Habla con un acento inconfundible. Lo tiene cerrado, como si hablara para dentro. Es un tipo muy afable. Mi admiración por Jesús Joaquín se acrecienta mientras me va contando su historia de vida donde tuvo que dejar una parte de su alma en Cuba para poder terminar en Miami.

Jesús es un privilegiado. Hace cinco años le tocó la lotería. Fue una lotería vital. Consiguió nada menos que un puesto de trabajo en Quito, Ecuador. Se marchó con lo puesto y un poco más. No le quedó más remedio que echar tierra de por medio. Dejó a sus padres, a sus amigos, a su Cuba con la que todavía hoy sueña. Y lo hace despierto, esperando a la esperanza de que Cuba sea libre algún día.

Viajó hasta Quito. Allá ahorró y ahorró todo lo que pudo para emprender un viaje a ninguna parte y a todas a la vez. El hambre, tenía hambre. Y él, su mujer y su pequeño de cuatro años lucharon por ese sueño.

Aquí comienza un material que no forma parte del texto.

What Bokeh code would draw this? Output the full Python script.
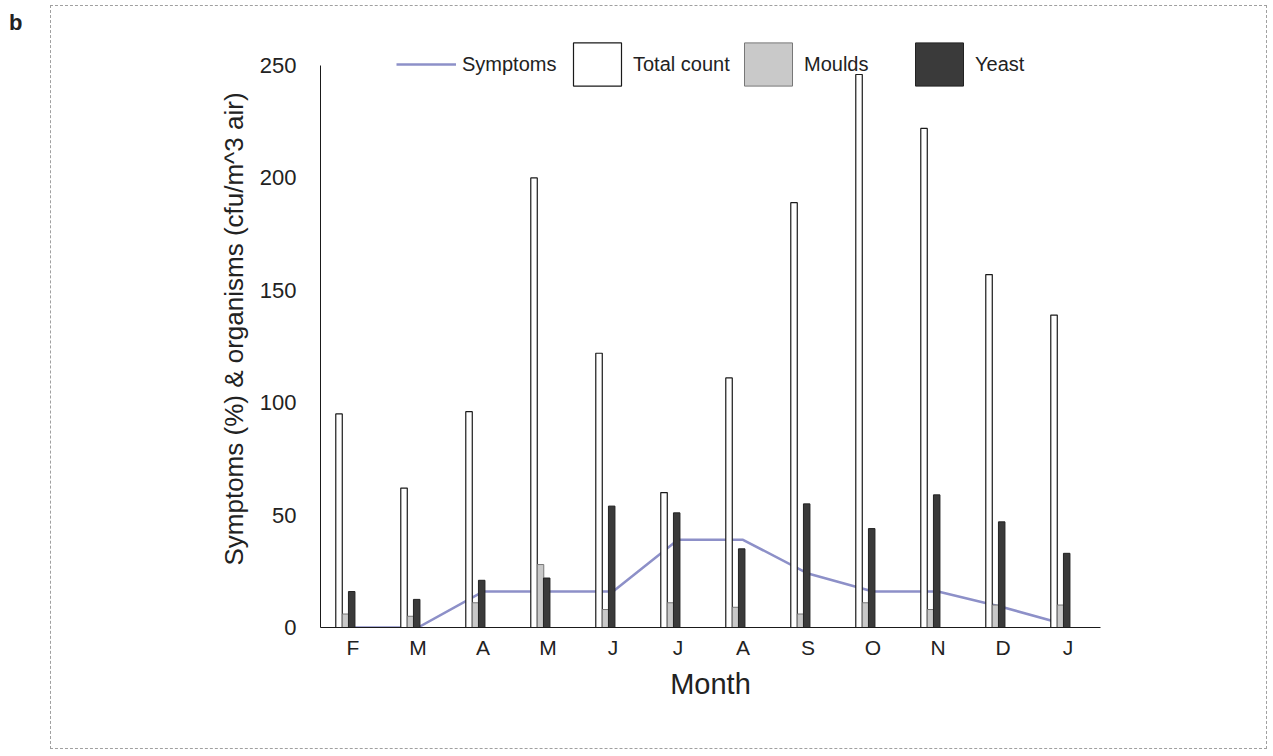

Llegaron a Colombia y a Panamá y a todo Centroamérica, sorteando peligros hasta poder llegar a la frontera de Chihuahua con Estados Unidos. Durmieron en selvas y bosques, dentro de camiones, en lugares donde nunca imaginó que pudieran existir. No tenían dónde quedarse. En Costa Rica – siempre tierra de paz – pudieron hacerlo en iglesias dónde llegaron incluso a darles colchones. Tampoco había duchas, ni para el cuerpo ni tampoco para lavar el alma. En esa experiencia de vida, Jesús, su mujer y su hijo conocieron lo más grandioso del ser humano, pero también lo más mísero.

Un “coyote” de nacionalidad dominicana logró pasarles de la frontera de México a Estados Unidos. Le costó dieciséis mil dólares que habían ido consiguiendo poco a poco con paciencia de joyero y precisión de cirujano

De aquella experiencia han pasado cinco años. Hoy Jesús es un chofer que vive en Miami. Mira a los ojos con dignidad, recordando cómo miles de migrantes intentan conseguir el sueño que hoy es una realidad en la vida de Jesús. Es un sueño y es una realidad gracias al esfuerzo y al trabajo.